During this same period, Chastain started writing books. His first, The Streak, is a novel about a baseball player trying to rebuild his life. Chastain then switched to non-fiction with The Steve Spurrier Story. This was followed by Purpose and Passion, the authorized biography of Bobby Pruett, coach of Marshall University’s championship football team. Chastain followed this with seven more non-fiction sports books. His latest, Hack’s 191, tells the story of prohibition-era Chicago Cubs slugger Hack Wilson, a man whose season record 191 RBIs still stands today. The book gives readers a fascinating glimpse into the life of a player whose hard-hitting batting style mirrored his hard-drinking lifestyle.
Despite Chastain’s success in journalism and non-fiction, his favorite work is a novel. Set in 1977, Peachtree Corvette Club is the coming-of-age story of Truman Forbes, an introspective Georgia Tech engineering student who emerges from a broken romance determined to try life on the wild side. Led by Bone, his thrill-seeking friend and fraternity brother, Truman embarks on a journey where he is free to enjoy the privileges of adulthood without the responsibilities or constraints.

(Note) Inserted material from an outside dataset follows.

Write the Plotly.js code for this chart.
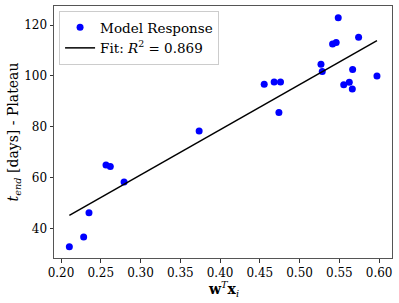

Chastain enjoyed writing this story that brought back memories of his “Pink Floyd college era.” He admits that his protagonist is “a little piece of me and a composite of others” whose exploits are based on the college stories Chastain amassed during his days at Georgia Tech.
Chastain’s next book will be the sequel to Peachtree Corvette Club. Toys and Games will follow Truman Forbes into his adult life as a sportswriter. The title comes from the nickname given to a newspaper’s sports department. “It’s funny how many people wish they were sportswriters,” Chastain says. “I want to take people into that bizarre world with its weirdo characters.”  
The thing Chastain likes best about his dream job is the creative process. “I’m not a tortured writer,” he says. “I enjoy spending time with my characters. And there’s nothing like waking up the in the morning and reading something you wrote the day before that you really like; something that will entertain readers and make them want to turn the page.”